Jim Cramer generally recommends growth stocks such as Apple (AAPL), Netflix (NFLX), or Chipotle (CMG). He says these growth stocks will come out ahead over the long-run. However he also pursues defensive investing to balance out the high growth stocks in his portfolio. After last week’s decline, Cramer said the following about his favorite defensive plays:
So what do we do? We find tanks that can withstand the machine guns. What's a tank? A company that pays a bountiful dividend with more than a 3.5% yield which is so much better than what you can make with cash or bonds. And I think much safer. Con Ed (ED), up almost two bucks yesterday, is a tank because it yields more than 4%. Procter & Gamble (PG), which reported an OK number and then gave subpar guidance, is a tank. It rallied yesterday from that 3.5% level. Kimberly Clarke (KMB) and Altria (MO) and Kinder Morgan(KMI) are tanks. When the machine guns shoot, you can hear them bounce off your machine.
The S&P 500 Index was down 6.66% yesterday. We wonder how Jim Cramer’s favorite defensive stock picks fared.
- Con Ed: ED lost 5.37% yesterday. The stock closed at $50.41 and now yields 4.76%. Con Ed gained 4.1% so far in 2011 and outperformed the SPY’s 9.9% decline by 14 percentage points.
- Procter & Gamble: PG lost 2.15% yesterday. The stock closed at $59.29 and now yields 3.54%. Procter & Gamble lost 5.6% so far in 2011 and outperformed the SPY by 4.3 percentage points.

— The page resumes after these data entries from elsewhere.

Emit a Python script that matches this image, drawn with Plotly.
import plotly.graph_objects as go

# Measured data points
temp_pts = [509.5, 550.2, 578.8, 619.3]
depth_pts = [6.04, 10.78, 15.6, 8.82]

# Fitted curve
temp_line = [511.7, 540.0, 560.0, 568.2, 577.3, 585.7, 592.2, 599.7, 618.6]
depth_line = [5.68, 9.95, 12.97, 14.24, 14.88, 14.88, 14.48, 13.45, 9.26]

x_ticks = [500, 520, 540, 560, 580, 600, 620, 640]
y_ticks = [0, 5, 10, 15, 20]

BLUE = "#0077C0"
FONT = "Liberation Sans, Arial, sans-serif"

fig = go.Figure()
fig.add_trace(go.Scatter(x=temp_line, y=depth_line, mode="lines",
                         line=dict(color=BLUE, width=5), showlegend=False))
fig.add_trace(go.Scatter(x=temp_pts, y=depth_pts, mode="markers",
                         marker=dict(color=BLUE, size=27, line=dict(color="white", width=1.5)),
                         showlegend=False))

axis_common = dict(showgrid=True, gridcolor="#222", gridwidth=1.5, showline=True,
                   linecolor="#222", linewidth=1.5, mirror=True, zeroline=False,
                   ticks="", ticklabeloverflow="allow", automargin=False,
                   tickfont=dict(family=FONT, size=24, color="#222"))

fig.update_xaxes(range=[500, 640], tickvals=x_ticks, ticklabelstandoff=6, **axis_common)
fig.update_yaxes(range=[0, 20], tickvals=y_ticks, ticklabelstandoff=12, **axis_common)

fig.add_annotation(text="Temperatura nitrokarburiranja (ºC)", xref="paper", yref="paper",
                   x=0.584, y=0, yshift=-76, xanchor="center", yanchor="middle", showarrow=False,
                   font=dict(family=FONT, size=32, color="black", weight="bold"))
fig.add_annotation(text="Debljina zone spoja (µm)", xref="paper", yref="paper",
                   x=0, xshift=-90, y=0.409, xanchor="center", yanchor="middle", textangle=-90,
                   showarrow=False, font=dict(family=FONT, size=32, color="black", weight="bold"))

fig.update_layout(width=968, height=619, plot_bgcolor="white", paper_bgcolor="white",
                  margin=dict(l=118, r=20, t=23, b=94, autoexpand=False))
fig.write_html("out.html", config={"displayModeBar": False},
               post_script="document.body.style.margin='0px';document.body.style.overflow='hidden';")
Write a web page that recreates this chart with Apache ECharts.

- Kimberly Clark: KMB declined 1.89% yesterday. The stock closed at $62.86 and now yields 4.45%. Kimberly Clark lost 1.9% so far in 2011 and outperformed the SPY by 8 percentage points.
- Altria: Altria lost 5.21% yesterday. The stock closed at $24.54 and now yields 6.19%. We expect Altria to increase its dividend payments from the current quarterly payment of $0.38. The stock had raised its dividends for 42 years in a row, so this shouldn’t be a surprise. Altria gained 2.6% so far in 2011 and outperformed the SPY by 12.5 percentage points.
- Kinder Morgan: KMI lost 8.72% yesterday. The stock closed at $23.66 and now yields 5.07% based on a quarterly payment of $0.30. The stock lost 14.5% since its debut on May 4th, vs. SPY’s 16.3% loss.
Overall an equal-weighted portfolio of these 5 stocks would have lost 4.67% yesterday. This is 2 percentage points less than the market’s decline. The four stocks that trade since the beginning of this year outperformed the SPY by 9.7 percentage points. These stocks seem to provide significant downside protection and they were up by 4.5% before yesterday's huge decline. Procter & Gamble is the most popular of these 4 stocks among the 300+ funds we are tracking. Warren Buffett had more than $4.7 Billion in PG (See Buffett’s other top holdings). Ken Fisher, D.E. Shaw, and Bill Miller are among the other hedge funds with large PG positions.
Altria is also quite popular among smart money. Tom Russo, Cliff Asness, David Dreman, and D.E. Shaw are among MO investors (See D.E. Shaw’s favorite stock picks). We have been urging investors to consider high dividend stocks since the beginning of this year. We believe these stocks are now much better investments than 10-year treasury bonds that yield 2.32%. A well-diversified portfolio of high dividend stocks with a long history of dividend increases should easily perform better than the 10-year bonds over the next 10 years. We like Jim Cramer’s high dividend stock picks and believe investors should diversify even further to minimize the risk.